Code that draws figures.
* begin *

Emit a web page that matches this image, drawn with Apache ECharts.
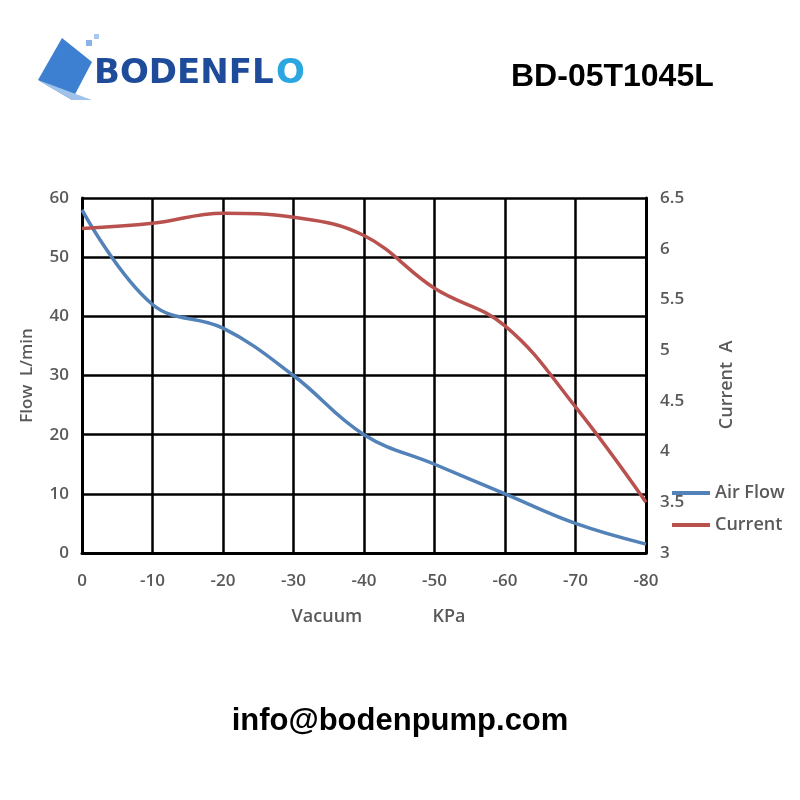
<!DOCTYPE html>
<html>
<head>
<meta charset="utf-8">
<script src="https://cdn.jsdelivr.net/npm/echarts@6/dist/echarts.min.js"></script>
<style>
  html, body { margin: 0; padding: 0; background: #fff; }
  #chart { width: 800px; height: 800px; }
</style>
</head>
<body>
<div id="chart"></div>
<script>
  var vacuum = [0, -10, -20, -30, -40, -50, -60, -70, -80];
  var airFlow = [58, 42, 38, 30, 20, 15, 10, 5, 1.5];
  var current = [6.2, 6.25, 6.35, 6.31, 6.13, 5.61, 5.24, 4.44, 3.5];

  var gray = '#595959';
  var font = 'Open Sans';

  function pairs(xs, ys) {
    return xs.map(function (x, i) { return [x, ys[i]]; });
  }

  var myChart = echarts.init(document.getElementById('chart'));

  var option = {
    backgroundColor: '#fff',
    animation: false,
    color: ['#5282b8', '#b9524f'],
    graphic: [
      // logo mark
      { type: 'polygon', shape: { points: [[38, 80], [62, 38], [92, 62], [72, 100]] },
        style: { fill: '#3d7fd0' } },
      { type: 'polygon', shape: { points: [[38, 80], [72, 100], [92, 100]] },
        style: { fill: '#9fc3ea' } },
      { type: 'rect', shape: { x: 86, y: 40, width: 6, height: 6 }, style: { fill: '#8ab4e8' } },
      { type: 'rect', shape: { x: 94, y: 34, width: 5, height: 5 }, style: { fill: '#a9c8ee' } },
      { type: 'text', left: 94, top: 57,
        style: { text: 'BODENFL', fill: '#1f4c9a', font: 'bold 34px "DejaVu Sans"' } },
      { type: 'text', left: 276, top: 57,
        style: { text: 'O', fill: '#2aa6e0', font: 'bold 34px "DejaVu Sans"' } },
      { type: 'text', left: 511, top: 61,
        style: { text: 'BD-05T1045L', fill: '#000', font: 'bold 32px "Liberation Sans"' } },
      { type: 'text', left: 'center', top: 706,
        style: { text: 'info@bodenpump.com', fill: '#000', font: 'bold 31px "Liberation Sans"' } }
    ],
    legend: {
      orient: 'vertical',
      left: 667,
      top: 479,
      itemWidth: 38,
      itemHeight: 4,
      itemGap: 14,
      icon: 'rect',
      textStyle: { color: gray, fontFamily: font, fontSize: 18, fontWeight: 600 },
      data: ['Air Flow', 'Current']
    },
    grid: { left: 82, right: 154, top: 198, bottom: 247 },
    xAxis: {
      type: 'value',
      inverse: true,
      min: -80,
      max: 0,
      interval: 10,
      name: 'Vacuum               KPa',
      nameLocation: 'middle',
      nameGap: 55,
      nameTextStyle: { color: gray, fontFamily: font, fontSize: 18, fontWeight: 600,
        padding: [0, 0, 0, 29] },
      axisLine: { lineStyle: { color: '#000', width: 3 } },
      axisTick: { show: false },
      axisLabel: { color: gray, fontFamily: font, fontSize: 17, fontWeight: 600, margin: 20 },
      splitLine: { show: true, lineStyle: { color: '#000', width: 2.5 } }
    },
    yAxis: [
      {
        type: 'value',
        min: 0,
        max: 60,
        interval: 10,
        name: 'Flow  L/min',
        nameLocation: 'middle',
        nameGap: 46,
        nameTextStyle: { color: gray, fontFamily: font, fontSize: 17, fontWeight: 600 },
        axisLine: { show: true, lineStyle: { color: '#000', width: 3 } },
        axisTick: { show: false },
        axisLabel: { color: gray, fontFamily: font, fontSize: 17, fontWeight: 600, margin: 13 },
        splitLine: { show: true, lineStyle: { color: '#000', width: 2.5 } }
      },
      {
        type: 'value',
        min: 3,
        max: 6.5,
        interval: 0.5,
        position: 'right',
        name: 'Current  A    ',
        nameLocation: 'middle',
        nameGap: 72,
        nameRotate: 90,
        nameTextStyle: { color: gray, fontFamily: font, fontSize: 18, fontWeight: 600 },
        axisLine: { show: true, lineStyle: { color: '#000', width: 3 } },
        axisTick: { show: false },
        axisLabel: { color: gray, fontFamily: font, fontSize: 17, fontWeight: 600, margin: 14 },
        splitLine: { show: false }
      }
    ],
    series: [
      {
        name: 'Air Flow',
        type: 'line',
        smooth: 0.4,
        showSymbol: false,
        yAxisIndex: 0,
        lineStyle: { width: 3.5 },
        data: pairs(vacuum, airFlow)
      },
      {
        name: 'Current',
        type: 'line',
        smooth: 0.4,
        showSymbol: false,
        yAxisIndex: 1,
        lineStyle: { width: 3.5 },
        data: pairs(vacuum, current)
      }
    ]
  };

  myChart.setOption(option);
</script>
</body>
</html>
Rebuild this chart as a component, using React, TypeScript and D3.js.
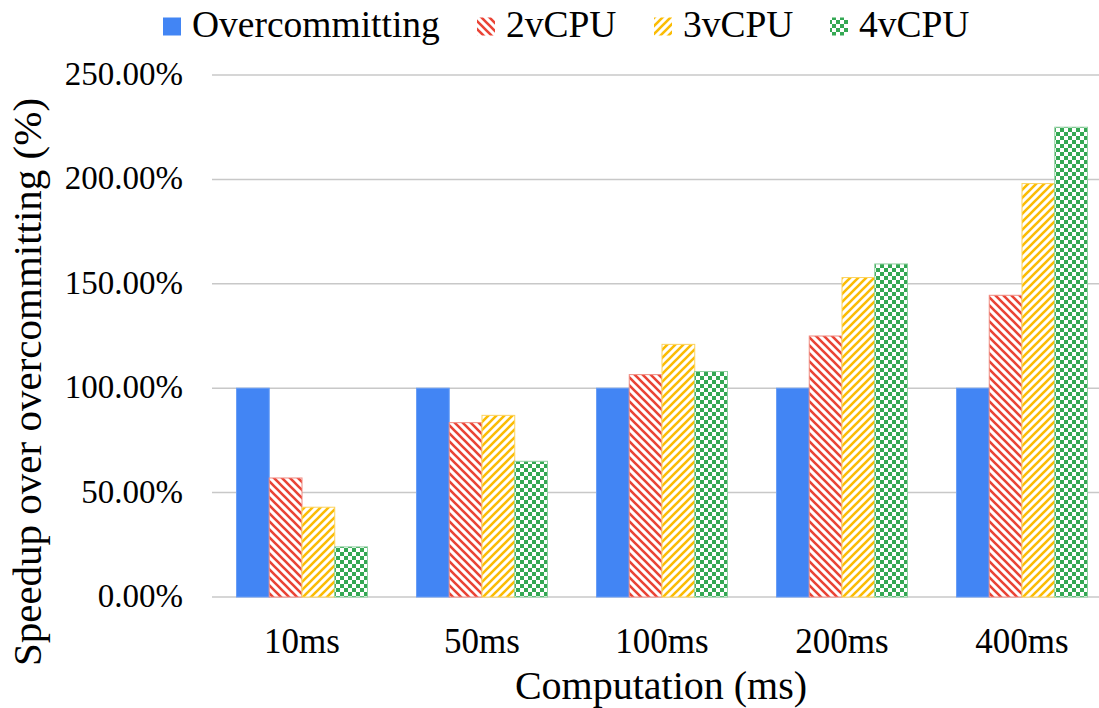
import React from "react";
import * as d3 from "d3";

// Computation times along the x axis
const categories = ["10ms", "50ms", "100ms", "200ms", "400ms"];
const seriesNames = ["Overcommitting", "2vCPU", "3vCPU", "4vCPU"];

// Speedup over overcommitting (%) per computation time
const overcommitting = [100, 100, 100, 100, 100];
const vcpu2 = [57, 83.5, 106.5, 125, 144.5];
const vcpu3 = [43, 87, 121, 153, 198];
const vcpu4 = [24, 65, 108, 159.5, 225];

const yTicks = [0, 50, 100, 150, 200, 250];

const seriesValues = [overcommitting, vcpu2, vcpu3, vcpu4];
const fills = ["#4285F4", "url(#pat-red)", "url(#pat-yellow)", "url(#pat-green)"];
const strokes = ["#6a9ef6", "#f08a80", "#fcd35e", "#8fcf9f"];

const W = 1099;
const H = 708;
const plotLeft = 212;
const plotRight = 1112;
const plotTop = 75;
const plotBottom = 597;

const serif = { fontFamily: "Liberation Serif" };
const textCss = `.chart-text { font-family: "Liberation Serif", "Times New Roman", Times, serif !important; }`;

export default function App() {
  const x0 = d3.scaleBand<string>().domain(categories).range([plotLeft, plotRight]).padding(0);
  const x1 = d3
    .scaleBand<string>()
    .domain(seriesNames)
    .range([24.5, x0.bandwidth() - 24.5])
    .padding(0);
  const y = d3.scaleLinear().domain([0, 250]).range([plotBottom, plotTop]);

  const legendX = [163, 477, 654, 830];

  return (
    <svg width={W} height={H} style={{ position: "absolute", left: 0, top: 0 }}>
      <style>{textCss}</style>
      <defs>
        <pattern id="pat-red" patternUnits="userSpaceOnUse" width="8" height="8">
          <rect width="8" height="8" fill="#fff" />
          <path d="M-2,-2 L10,10 M-2,6 L2,10 M6,-2 L10,2" stroke="#EA4335" strokeWidth="2.6" />
        </pattern>
        <pattern id="pat-yellow" patternUnits="userSpaceOnUse" width="8" height="8">
          <rect width="8" height="8" fill="#fff" />
          <path d="M-2,10 L10,-2 M-2,2 L2,-2 M6,10 L10,6" stroke="#FBBC04" strokeWidth="2.6" />
        </pattern>
        <pattern id="pat-green" patternUnits="userSpaceOnUse" width="8" height="8">
          <rect width="8" height="8" fill="#fff" />
          <rect x="0" y="0" width="4" height="4" fill="#34A853" />
          <rect x="4" y="4" width="4" height="4" fill="#34A853" />
        </pattern>
      </defs>

      <rect width={W} height={H} fill="#fff" />

      {/* horizontal gridlines */}
      {yTicks.map((t) => (
        <line
          key={t}
          x1={plotLeft}
          x2={W}
          y1={y(t)}
          y2={y(t)}
          stroke="#c8c8c8"
          strokeWidth={1.5}
        />
      ))}

      {/* y tick labels */}
      {yTicks.map((t) => (
        <text
          key={t}
          className="chart-text"
          x={183}
          y={y(t) + 10}
          textAnchor="end"
          fontSize={33}
          style={serif}
        >
          {d3.format(".2f")(t)}%
        </text>
      ))}

      {/* bars */}
      {categories.map((c, ci) => (
        <g key={c} transform={`translate(${x0(c)},0)`}>
          {seriesNames.map((s, si) => {
            const v = seriesValues[si][ci];
            return (
              <rect
                key={s}
                x={x1(s)}
                y={y(v)}
                width={x1.bandwidth()}
                height={y(0) - y(v)}
                fill={fills[si]}
                stroke={strokes[si]}
                strokeWidth={1}
              />
            );
          })}
        </g>
      ))}

      {/* category labels */}
      {categories.map((c) => (
        <text
          key={c}
          className="chart-text"
          x={(x0(c) as number) + x0.bandwidth() / 2}
          y={653}
          textAnchor="middle"
          fontSize={35}
          style={serif}
        >
          {c}
        </text>
      ))}

      {/* axis titles */}
      <text
        className="chart-text"
        x={661}
        y={699}
        textAnchor="middle"
        fontSize={40}
        style={serif}
      >
        Computation (ms)
      </text>
      <text
        className="chart-text"
        transform={`translate(41,382) rotate(-90)`}
        textAnchor="middle"
        fontSize={41}
        style={serif}
      >
        Speedup over overcommitting (%)
      </text>

      {/* legend */}
      {seriesNames.map((name, i) => (
        <g key={name}>
          <rect x={legendX[i]} y={17.5} width={18} height={18} fill={fills[i]} />
          <text
            className="chart-text"
            x={legendX[i] + 29}
            y={37}
            fontSize={37.5}
            style={serif}
          >
            {name}
          </text>
        </g>
      ))}
    </svg>
  );
}
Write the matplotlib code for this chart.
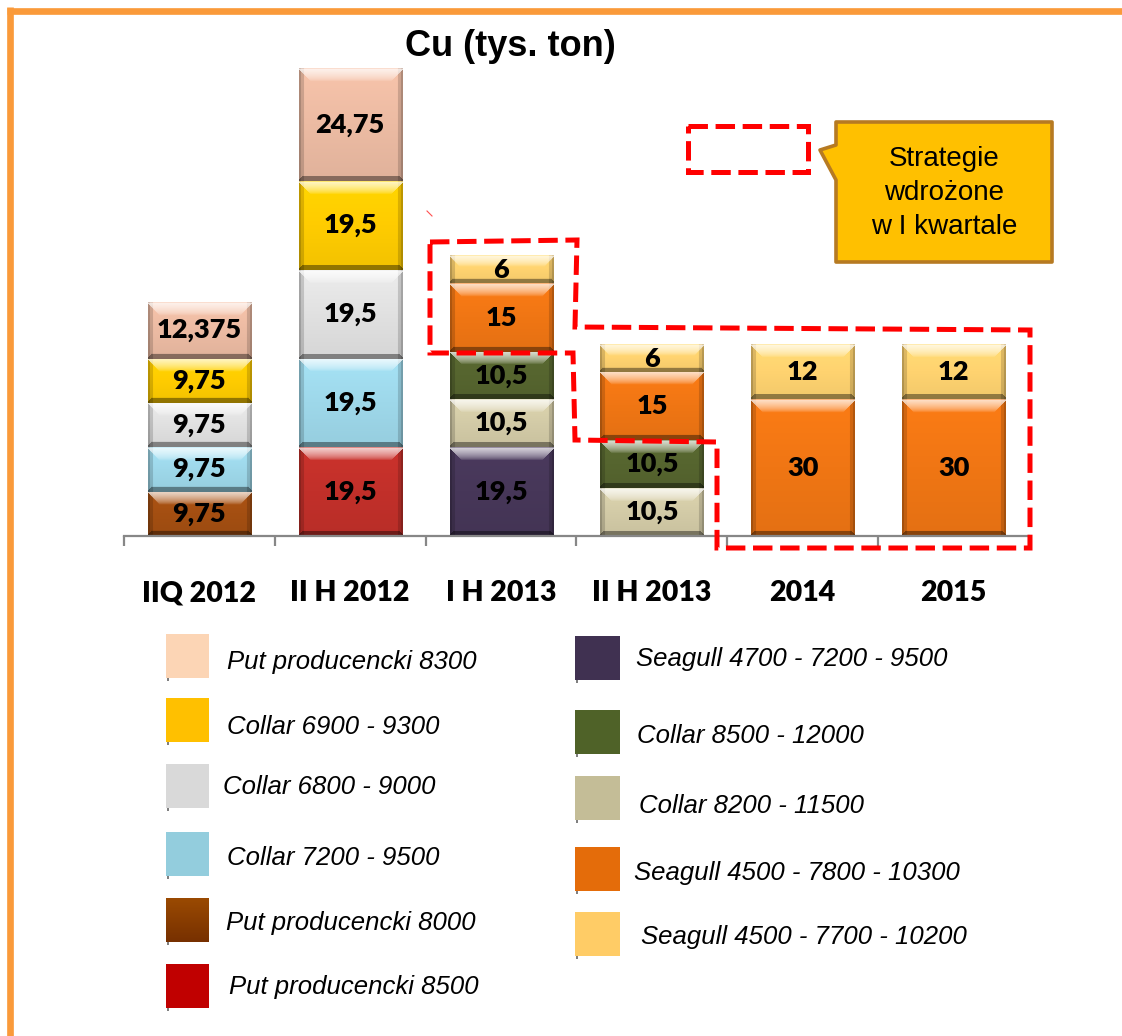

* end *

Task brief.
With all pictures left out, please transcribe exactly the lines from the start of the material through the line with "var myChart = echarts.init(document.getElementById('chart'));".

Expected answer.
Emit a web page that matches this image, drawn with Apache ECharts.
<!DOCTYPE html>
<html>
<head>
<meta charset="utf-8">
<script src="https://cdn.jsdelivr.net/npm/echarts@6/dist/echarts.min.js"></script>
<style>
  html, body { margin: 0; padding: 0; background: #fff; }
  #chart { width: 800px; height: 800px; }
</style>
</head>
<body>
<div id="chart"></div>
<script>
  var vacuum = [0, -10, -20, -30, -40, -50, -60, -70, -80];
  var airFlow = [58, 42, 38, 30, 20, 15, 10, 5, 1.5];
  var current = [6.2, 6.25, 6.35, 6.31, 6.13, 5.61, 5.24, 4.44, 3.5];

  var gray = '#595959';
  var font = 'Open Sans';

  function pairs(xs, ys) {
    return xs.map(function (x, i) { return [x, ys[i]]; });
  }

  var myChart = echarts.init(document.getElementById('chart'));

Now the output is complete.